**Problem description**
Return each line of the data below verbatim; pictures are to be left out.

**Provided data**
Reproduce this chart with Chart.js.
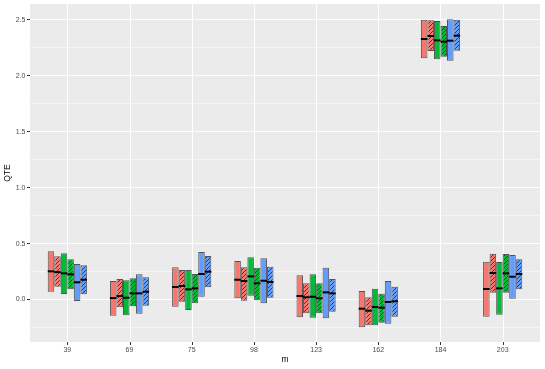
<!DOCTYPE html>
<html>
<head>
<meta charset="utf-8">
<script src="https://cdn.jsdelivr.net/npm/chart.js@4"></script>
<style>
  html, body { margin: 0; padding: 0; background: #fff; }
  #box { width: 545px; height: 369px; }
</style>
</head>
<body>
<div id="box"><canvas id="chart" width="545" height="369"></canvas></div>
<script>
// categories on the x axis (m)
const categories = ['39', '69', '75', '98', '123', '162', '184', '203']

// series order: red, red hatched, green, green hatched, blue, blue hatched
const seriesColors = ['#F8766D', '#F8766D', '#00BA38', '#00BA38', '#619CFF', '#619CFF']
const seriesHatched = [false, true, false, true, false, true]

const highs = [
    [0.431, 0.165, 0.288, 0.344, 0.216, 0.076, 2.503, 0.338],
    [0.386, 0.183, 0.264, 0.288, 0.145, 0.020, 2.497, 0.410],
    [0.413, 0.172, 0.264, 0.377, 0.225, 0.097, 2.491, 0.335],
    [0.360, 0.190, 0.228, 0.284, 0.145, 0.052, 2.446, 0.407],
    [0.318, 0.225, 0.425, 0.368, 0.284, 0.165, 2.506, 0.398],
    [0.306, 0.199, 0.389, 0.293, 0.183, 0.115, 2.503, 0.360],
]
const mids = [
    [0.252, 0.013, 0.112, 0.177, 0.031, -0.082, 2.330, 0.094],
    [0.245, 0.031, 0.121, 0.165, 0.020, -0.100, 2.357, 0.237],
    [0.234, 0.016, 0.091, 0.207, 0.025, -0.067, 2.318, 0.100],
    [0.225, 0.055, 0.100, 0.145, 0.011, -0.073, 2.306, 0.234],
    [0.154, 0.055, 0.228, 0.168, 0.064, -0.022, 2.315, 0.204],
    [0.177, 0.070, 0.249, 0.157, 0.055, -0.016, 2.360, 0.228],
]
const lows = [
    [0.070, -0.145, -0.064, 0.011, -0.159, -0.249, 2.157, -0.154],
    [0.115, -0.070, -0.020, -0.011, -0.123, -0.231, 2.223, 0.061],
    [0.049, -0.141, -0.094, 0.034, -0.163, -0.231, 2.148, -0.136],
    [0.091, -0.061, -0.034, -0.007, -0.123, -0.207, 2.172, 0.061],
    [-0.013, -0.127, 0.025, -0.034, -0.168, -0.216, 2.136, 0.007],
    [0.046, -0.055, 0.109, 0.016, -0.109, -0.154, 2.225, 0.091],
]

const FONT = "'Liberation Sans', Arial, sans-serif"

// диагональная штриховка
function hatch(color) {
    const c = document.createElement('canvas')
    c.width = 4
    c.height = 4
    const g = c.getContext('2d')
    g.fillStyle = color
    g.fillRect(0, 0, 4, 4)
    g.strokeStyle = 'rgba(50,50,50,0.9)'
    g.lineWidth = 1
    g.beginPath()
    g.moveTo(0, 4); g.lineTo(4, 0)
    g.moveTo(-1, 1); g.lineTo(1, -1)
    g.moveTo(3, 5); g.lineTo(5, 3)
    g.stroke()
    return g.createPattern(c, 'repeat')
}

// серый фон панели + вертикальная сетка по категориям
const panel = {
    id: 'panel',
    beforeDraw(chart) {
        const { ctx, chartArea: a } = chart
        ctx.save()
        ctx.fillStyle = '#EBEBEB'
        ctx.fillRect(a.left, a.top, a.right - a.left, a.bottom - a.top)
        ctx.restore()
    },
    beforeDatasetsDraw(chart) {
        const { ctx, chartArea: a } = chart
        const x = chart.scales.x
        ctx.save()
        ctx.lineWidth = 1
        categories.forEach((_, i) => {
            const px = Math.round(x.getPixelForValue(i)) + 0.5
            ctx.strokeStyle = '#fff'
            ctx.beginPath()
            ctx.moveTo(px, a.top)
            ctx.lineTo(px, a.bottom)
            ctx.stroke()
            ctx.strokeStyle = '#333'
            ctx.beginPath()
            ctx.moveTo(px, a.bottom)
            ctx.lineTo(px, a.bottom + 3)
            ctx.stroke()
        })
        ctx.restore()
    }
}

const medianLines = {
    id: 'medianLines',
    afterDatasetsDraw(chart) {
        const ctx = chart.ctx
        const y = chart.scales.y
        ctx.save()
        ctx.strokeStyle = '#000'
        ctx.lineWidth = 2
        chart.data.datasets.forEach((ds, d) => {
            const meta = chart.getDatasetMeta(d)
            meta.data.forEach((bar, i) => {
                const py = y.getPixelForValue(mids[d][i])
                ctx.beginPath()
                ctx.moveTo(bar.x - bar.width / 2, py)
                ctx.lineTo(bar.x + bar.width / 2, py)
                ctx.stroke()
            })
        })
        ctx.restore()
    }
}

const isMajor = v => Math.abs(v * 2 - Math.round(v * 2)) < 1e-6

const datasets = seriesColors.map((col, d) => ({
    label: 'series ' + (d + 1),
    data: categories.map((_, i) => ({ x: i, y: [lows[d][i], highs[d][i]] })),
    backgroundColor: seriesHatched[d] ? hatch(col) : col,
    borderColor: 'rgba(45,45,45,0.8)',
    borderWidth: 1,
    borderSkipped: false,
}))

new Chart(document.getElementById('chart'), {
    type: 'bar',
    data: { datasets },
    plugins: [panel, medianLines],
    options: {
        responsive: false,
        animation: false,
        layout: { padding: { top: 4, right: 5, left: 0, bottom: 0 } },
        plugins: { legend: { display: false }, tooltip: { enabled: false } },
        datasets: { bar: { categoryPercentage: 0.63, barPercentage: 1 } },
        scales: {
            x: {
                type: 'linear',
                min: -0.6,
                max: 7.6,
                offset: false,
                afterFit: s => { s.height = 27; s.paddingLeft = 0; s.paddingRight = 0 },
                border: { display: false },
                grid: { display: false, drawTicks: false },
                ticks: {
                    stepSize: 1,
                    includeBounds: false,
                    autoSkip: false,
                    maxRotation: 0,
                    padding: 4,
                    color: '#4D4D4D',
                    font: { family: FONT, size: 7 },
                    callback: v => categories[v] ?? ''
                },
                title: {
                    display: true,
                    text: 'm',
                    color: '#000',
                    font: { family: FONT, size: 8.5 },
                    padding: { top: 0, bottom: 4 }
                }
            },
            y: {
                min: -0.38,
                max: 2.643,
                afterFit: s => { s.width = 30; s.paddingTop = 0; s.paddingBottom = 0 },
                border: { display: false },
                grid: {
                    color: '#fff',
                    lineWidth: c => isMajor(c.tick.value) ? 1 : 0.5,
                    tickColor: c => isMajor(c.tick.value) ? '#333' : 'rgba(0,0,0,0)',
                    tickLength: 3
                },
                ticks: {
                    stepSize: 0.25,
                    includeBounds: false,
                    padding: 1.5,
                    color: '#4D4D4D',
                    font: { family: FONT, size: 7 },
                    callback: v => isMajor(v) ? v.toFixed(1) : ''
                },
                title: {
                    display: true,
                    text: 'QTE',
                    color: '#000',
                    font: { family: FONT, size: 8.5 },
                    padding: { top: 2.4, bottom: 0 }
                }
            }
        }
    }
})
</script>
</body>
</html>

**Task result**
Reproduce this chart with Chart.js.
<!DOCTYPE html>
<html>
<head>
<meta charset="utf-8">
<script src="https://cdn.jsdelivr.net/npm/chart.js@4"></script>
<style>
  html, body { margin: 0; padding: 0; background: #fff; }
  #box { width: 545px; height: 369px; }
</style>
</head>
<body>
<div id="box"><canvas id="chart" width="545" height="369"></canvas></div>
<script>
// categories on the x axis (m)
const categories = ['39', '69', '75', '98', '123', '162', '184', '203']

// series order: red, red hatched, green, green hatched, blue, blue hatched
const seriesColors = ['#F8766D', '#F8766D', '#00BA38', '#00BA38', '#619CFF', '#619CFF']
const seriesHatched = [false, true, false, true, false, true]

const highs = [
    [0.431, 0.165, 0.288, 0.344, 0.216, 0.076, 2.503, 0.338],
    [0.386, 0.183, 0.264, 0.288, 0.145, 0.020, 2.497, 0.410],
    [0.413, 0.172, 0.264, 0.377, 0.225, 0.097, 2.491, 0.335],
    [0.360, 0.190, 0.228, 0.284, 0.145, 0.052, 2.446, 0.407],
    [0.318, 0.225, 0.425, 0.368, 0.284, 0.165, 2.506, 0.398],
    [0.306, 0.199, 0.389, 0.293, 0.183, 0.115, 2.503, 0.360],
]
const mids = [
    [0.252, 0.013, 0.112, 0.177, 0.031, -0.082, 2.330, 0.094],
    [0.245, 0.031, 0.121, 0.165, 0.020, -0.100, 2.357, 0.237],
    [0.234, 0.016, 0.091, 0.207, 0.025, -0.067, 2.318, 0.100],
    [0.225, 0.055, 0.100, 0.145, 0.011, -0.073, 2.306, 0.234],
    [0.154, 0.055, 0.228, 0.168, 0.064, -0.022, 2.315, 0.204],
    [0.177, 0.070, 0.249, 0.157, 0.055, -0.016, 2.360, 0.228],
]
const lows = [
    [0.070, -0.145, -0.064, 0.011, -0.159, -0.249, 2.157, -0.154],
    [0.115, -0.070, -0.020, -0.011, -0.123, -0.231, 2.223, 0.061],
    [0.049, -0.141, -0.094, 0.034, -0.163, -0.231, 2.148, -0.136],
    [0.091, -0.061, -0.034, -0.007, -0.123, -0.207, 2.172, 0.061],
    [-0.013, -0.127, 0.025, -0.034, -0.168, -0.216, 2.136, 0.007],
    [0.046, -0.055, 0.109, 0.016, -0.109, -0.154, 2.225, 0.091],
]

const FONT = "'Liberation Sans', Arial, sans-serif"

// диагональная штриховка
function hatch(color) {
    const c = document.createElement('canvas')
    c.width = 4
    c.height = 4
    const g = c.getContext('2d')
    g.fillStyle = color
    g.fillRect(0, 0, 4, 4)
    g.strokeStyle = 'rgba(50,50,50,0.9)'
    g.lineWidth = 1
    g.beginPath()
    g.moveTo(0, 4); g.lineTo(4, 0)
    g.moveTo(-1, 1); g.lineTo(1, -1)
    g.moveTo(3, 5); g.lineTo(5, 3)
    g.stroke()
    return g.createPattern(c, 'repeat')
}

// серый фон панели + вертикальная сетка по категориям
const panel = {
    id: 'panel',
    beforeDraw(chart) {
        const { ctx, chartArea: a } = chart
        ctx.save()
        ctx.fillStyle = '#EBEBEB'
        ctx.fillRect(a.left, a.top, a.right - a.left, a.bottom - a.top)
        ctx.restore()
    },
    beforeDatasetsDraw(chart) {
        const { ctx, chartArea: a } = chart
        const x = chart.scales.x
        ctx.save()
        ctx.lineWidth = 1
        categories.forEach((_, i) => {
            const px = Math.round(x.getPixelForValue(i)) + 0.5
            ctx.strokeStyle = '#fff'
            ctx.beginPath()
            ctx.moveTo(px, a.top)
            ctx.lineTo(px, a.bottom)
            ctx.stroke()
            ctx.strokeStyle = '#333'
            ctx.beginPath()
            ctx.moveTo(px, a.bottom)
            ctx.lineTo(px, a.bottom + 3)
            ctx.stroke()
        })
        ctx.restore()
    }
}

const medianLines = {
    id: 'medianLines',
    afterDatasetsDraw(chart) {
        const ctx = chart.ctx
        const y = chart.scales.y
        ctx.save()
        ctx.strokeStyle = '#000'
        ctx.lineWidth = 2
        chart.data.datasets.forEach((ds, d) => {
            const meta = chart.getDatasetMeta(d)
            meta.data.forEach((bar, i) => {
                const py = y.getPixelForValue(mids[d][i])
                ctx.beginPath()
                ctx.moveTo(bar.x - bar.width / 2, py)
                ctx.lineTo(bar.x + bar.width / 2, py)
                ctx.stroke()
            })
        })
        ctx.restore()
    }
}

const isMajor = v => Math.abs(v * 2 - Math.round(v * 2)) < 1e-6

const datasets = seriesColors.map((col, d) => ({
    label: 'series ' + (d + 1),
    data: categories.map((_, i) => ({ x: i, y: [lows[d][i], highs[d][i]] })),
    backgroundColor: seriesHatched[d] ? hatch(col) : col,
    borderColor: 'rgba(45,45,45,0.8)',
    borderWidth: 1,
    borderSkipped: false,
}))

new Chart(document.getElementById('chart'), {
    type: 'bar',
    data: { datasets },
    plugins: [panel, medianLines],
    options: {
        responsive: false,
        animation: false,
        layout: { padding: { top: 4, right: 5, left: 0, bottom: 0 } },
        plugins: { legend: { display: false }, tooltip: { enabled: false } },
        datasets: { bar: { categoryPercentage: 0.63, barPercentage: 1 } },
        scales: {
            x: {
                type: 'linear',
                min: -0.6,
                max: 7.6,
                offset: false,
                afterFit: s => { s.height = 27; s.paddingLeft = 0; s.paddingRight = 0 },
                border: { display: false },
                grid: { display: false, drawTicks: false },
                ticks: {
                    stepSize: 1,
                    includeBounds: false,
                    autoSkip: false,
                    maxRotation: 0,
                    padding: 4,
                    color: '#4D4D4D',
                    font: { family: FONT, size: 7 },
                    callback: v => categories[v] ?? ''
                },
                title: {
                    display: true,
                    text: 'm',
                    color: '#000',
                    font: { family: FONT, size: 8.5 },
                    padding: { top: 0, bottom: 4 }
                }
            },
            y: {
                min: -0.38,
                max: 2.643,
                afterFit: s => { s.width = 30; s.paddingTop = 0; s.paddingBottom = 0 },
                border: { display: false },
                grid: {
                    color: '#fff',
                    lineWidth: c => isMajor(c.tick.value) ? 1 : 0.5,
                    tickColor: c => isMajor(c.tick.value) ? '#333' : 'rgba(0,0,0,0)',
                    tickLength: 3
                },
                ticks: {
                    stepSize: 0.25,
                    includeBounds: false,
                    padding: 1.5,
                    color: '#4D4D4D',
                    font: { family: FONT, size: 7 },
                    callback: v => isMajor(v) ? v.toFixed(1) : ''
                },
                title: {
                    display: true,
                    text: 'QTE',
                    color: '#000',
                    font: { family: FONT, size: 8.5 },
                    padding: { top: 2.4, bottom: 0 }
                }
            }
        }
    }
})
</script>
</body>
</html>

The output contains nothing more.